Dolnośląskim szpitalom grozi zamknięcie
Po uprawomocnieniu się orzeczenia Trybunału
Konstytucyjnego, zgodnie z którym komornicy mogą przejmować z NFZ
wszystkie pieniądze szpitali, wielu dolnośląskim
szpitalom grozi zamknięcie.
26.01.2007 | aktual.: 26.01.2007 14:41
Wcześniej komornicy mogli przejmować tylko 25% miesięcznej sumy kontraktu z Funduszem.
Szpitale w regionie w końcu ubiegłego roku były zadłużone na 870 mln zł. Bardzo niedobra jest sytuacja placówek Akademickiego Szpitala Klinicznego (ASK) we Wrocławiu, którego dług wynosi 300 mln. Jego dyrektor Piotr Pobrotyn mówi wprost, że jeżeli w przyszły czwartek szpital nie otrzyma pieniędzy, bo trafią one do komornika, będzie musiał podjąć decyzję o stopniowym wygaszaniu działalności.
Rektor Akademii Medycznej, która jest organem założycielskim ASK, prof. Ryszard Andrzejak rozmawiał z ministrem zdrowia Zbigniewem Religą i próbował go namówić, by ministerstwo poręczyło kredyt dla szpitala.
Minister skontaktował się z panią wicepremier Gilowską i odmówił. Nie zgodzono się również na obligacje i zaproponowano nam rozwiązanie gdańskie. Chodzi o to, by akademia poręczyła kredyt dla szpitala, pod zastaw nieruchomości uczelnianych - powiedział prof. Andrzejak.
Wiele zależy jednak od spotkania rektora z wierzycielami, których jest pond 60, oraz od tego, czy senat uczelni zgodzi się na poręczenie kredytu.

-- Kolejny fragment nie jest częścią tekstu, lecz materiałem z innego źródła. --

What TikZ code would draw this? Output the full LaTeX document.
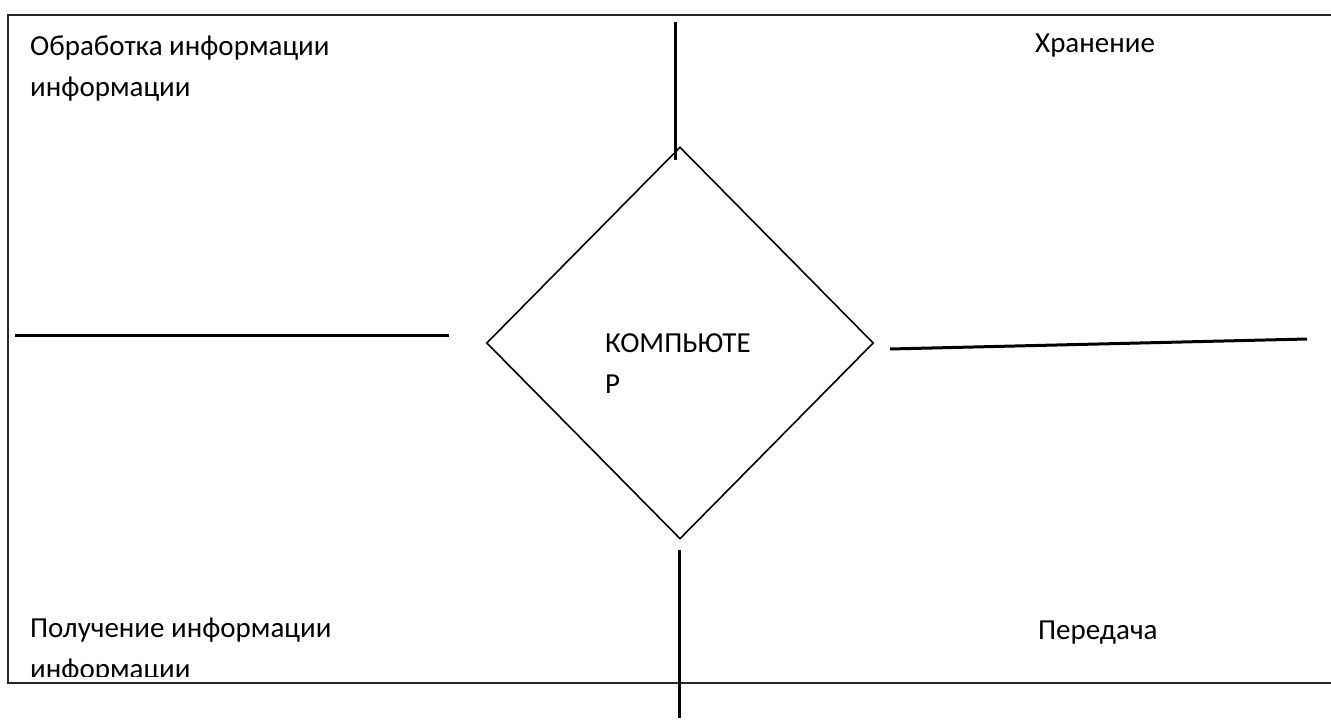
\documentclass[tikz,border=0pt]{standalone}
\usepackage{fontspec}
\setmainfont{Carlito}
\usetikzlibrary{shapes.geometric}
\tikzset{
  lbl/.style={anchor=base west, inner sep=0pt, align=left, font=\fontsize{29}{41}\selectfont},
  frame/.style={line width=1.8pt, black!85},
  bar/.style={line width=3pt, black},
  dia/.style={draw, diamond, line width=1.6pt, inner sep=0pt, minimum width=387pt, minimum height=392pt}
}
\begin{document}
\begin{tikzpicture}[x=1pt,y=-1pt]
\useasboundingbox (0,0) rectangle (1331,722);
\fill[white] (0,0) rectangle (1331,722);
% frame (right side lies beyond the picture)
\coordinate (fr1) at (1331,15);
\coordinate (fr2) at (8,15);
\coordinate (fr3) at (8,683);
\coordinate (fr4) at (1331,683);
\draw[frame] (fr1) -- (fr2) -- (fr3) -- (fr4);
% diamond
\node[dia] (pc) at (680,343) {};
\node[lbl] (pclabel) at (605,393) {КОМПЬЮТЕ\\Р};
% texts
\node[lbl] (proc) at (30,97) {Обработка информации\\информации};
\node[lbl] (store) at (1035,53) {Хранение};
\node[lbl] (send) at (1038,639) {Передача};
\begin{scope}
\clip (9,16) rectangle (1331,676);
\node[lbl] (recv) at (30,678) {Получение информации\\информации};
\end{scope}
% bars
\coordinate (ta) at (675,22);
\coordinate (tb) at (675,160);
\coordinate (ba) at (679,550);
\coordinate (bb) at (679,718);
\coordinate (la) at (15,335);
\coordinate (lb) at (449,335);
\coordinate (ra) at (890,349);
\coordinate (rb) at (1307,339);
\draw[bar] (ta) -- (tb);
\draw[bar] (ba) -- (bb);
\draw[bar] (la) -- (lb);
\draw[bar] (ra) -- (rb);
\end{tikzpicture}
\end{document}
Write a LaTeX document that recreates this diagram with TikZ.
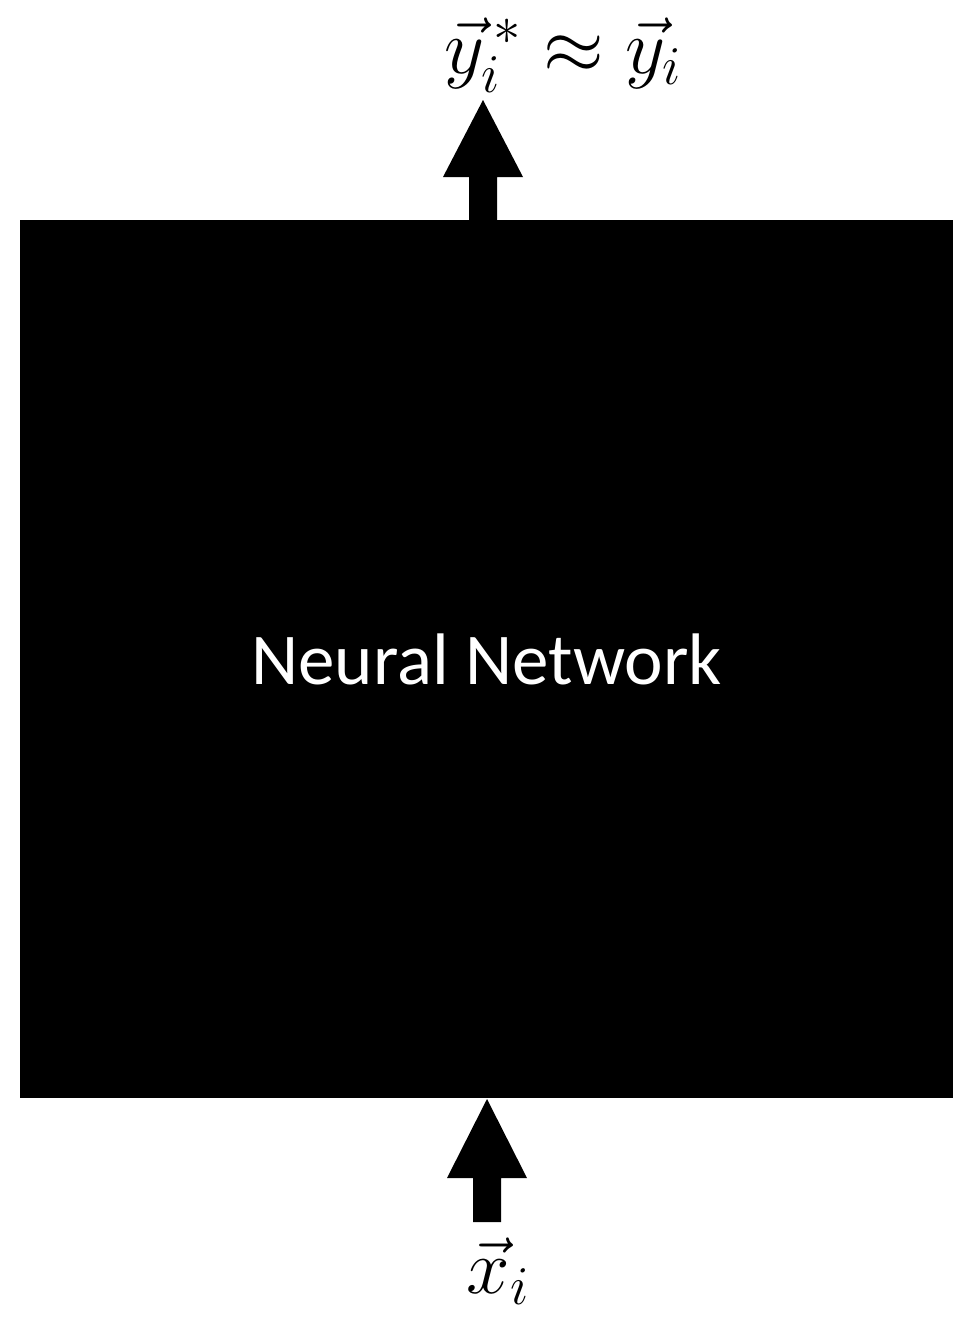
\documentclass[tikz,border=0pt]{standalone}
\usepackage{fix-cm}
\usepackage{amsmath}
\usepackage{fontspec}
\setmainfont{Carlito}
\begin{document}
\begin{tikzpicture}[x=1pt,y=-1pt,
  box/.style={fill=black,draw=none,minimum width=933pt,minimum height=878pt,inner sep=0pt,
    text=white,font=\fontsize{73}{80}\selectfont},
  blockarrow/.style={fill=black,draw=none},
  mathlabel/.style={inner sep=0pt,anchor=base,font=\fontsize{78}{86}\selectfont}]
\useasboundingbox (0,0) rectangle (966,1317);
\node[box] (nn) at (486.5,659) {Neural Network};
% top arrow
\coordinate (ttip) at (483,100);
\fill[blockarrow] (ttip) -- (523,177) -- (497,177) -- (497,220) -- (469,220) -- (469,177) -- (443,177) -- cycle;
% bottom arrow
\coordinate (btip) at (487,1099);
\fill[blockarrow] (btip) -- (527,1178) -- (501,1178) -- (501,1222) -- (473,1222) -- (473,1178) -- (447,1178) -- cycle;
\node[mathlabel] (ylab) at (563,73) {$\vec{y}_i^{\,*}\approx\vec{y}_i$};
\node[mathlabel] (xlab) at (498,1293) {$\vec{x}_i$};
\end{tikzpicture}
\end{document}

Andrzejak zapowiedział, że nie będzie w żaden sposób wpływał na senatorów, sam jednak zagłosuje za poręczeniem. Zarówno Andrzejak, jak i Pobrotyn obawiają się, że kredyt też nie będzie dobrym rozwiązaniem, bo procedura jego przyznawania potrwa kilka miesięcy. W przypadku gdy wierzyciele nie zgodzą się na układ ratalny, szpital trzeba będzie zamknąć w ciągu kilku tygodni.
W podobnej sytuacji są szpitale, których organem założycielskim jest marszałek województwa. Takich placówek jest 47, część z nich jest w trakcie restrukturyzacji, lecz kilkanaście jest zagrożonych.
Najtrudniejsza jest sytuacja szpitali w Legnicy (200 mln zł długu) i w Jeleniej Górze. Odpowiedzialny w zarządzie województwa za sprawy zdrowotne Marek Moszczyński uważa, że trzeba stworzyć listę strategicznych placówek, których istnienie jest niezbędne dla bezpieczeństwa zdrowotnego mieszkańców regionu. Nie wiadomo na razie, które szpitale tam się znajdą.
Zwołany w trybie pilnym zarząd województwa obradował ostatnio nad sytuacją w służbie zdrowia, członkowie zarządu spotkali się z dyrektorami szpitali w Legnicy i Jeleniej Górze, oraz władzami tych miast. Moszczyński oczekuje, że regionowi pomoże ministerstwo zdrowia, NFZ, wojewoda, oraz wierzyciele instytucjonalni, czyli urzędy skarbowe i ZUS.
W Izbie Skarbowej napotkaliśmy na życzliwość, liczymy, że wpłynie ona na urzędy skarbowe, które rozłożą płatności naszych placówek w czasie - zaznaczył wicemarszałek.
Wojewoda dolnośląski Krzysztof Grzelczyk podjął decyzje o wstrzymaniu na 30 dni płacenia szpitalnych zobowiązań. Dotyczy to jednak tylko długu publicznego, czyli wobec instytucji. Istnieje zagrożenie, że w tej sytuacji pieniądze te przejmą wierzyciele prywatni, tacy jak np. dostawcy leków.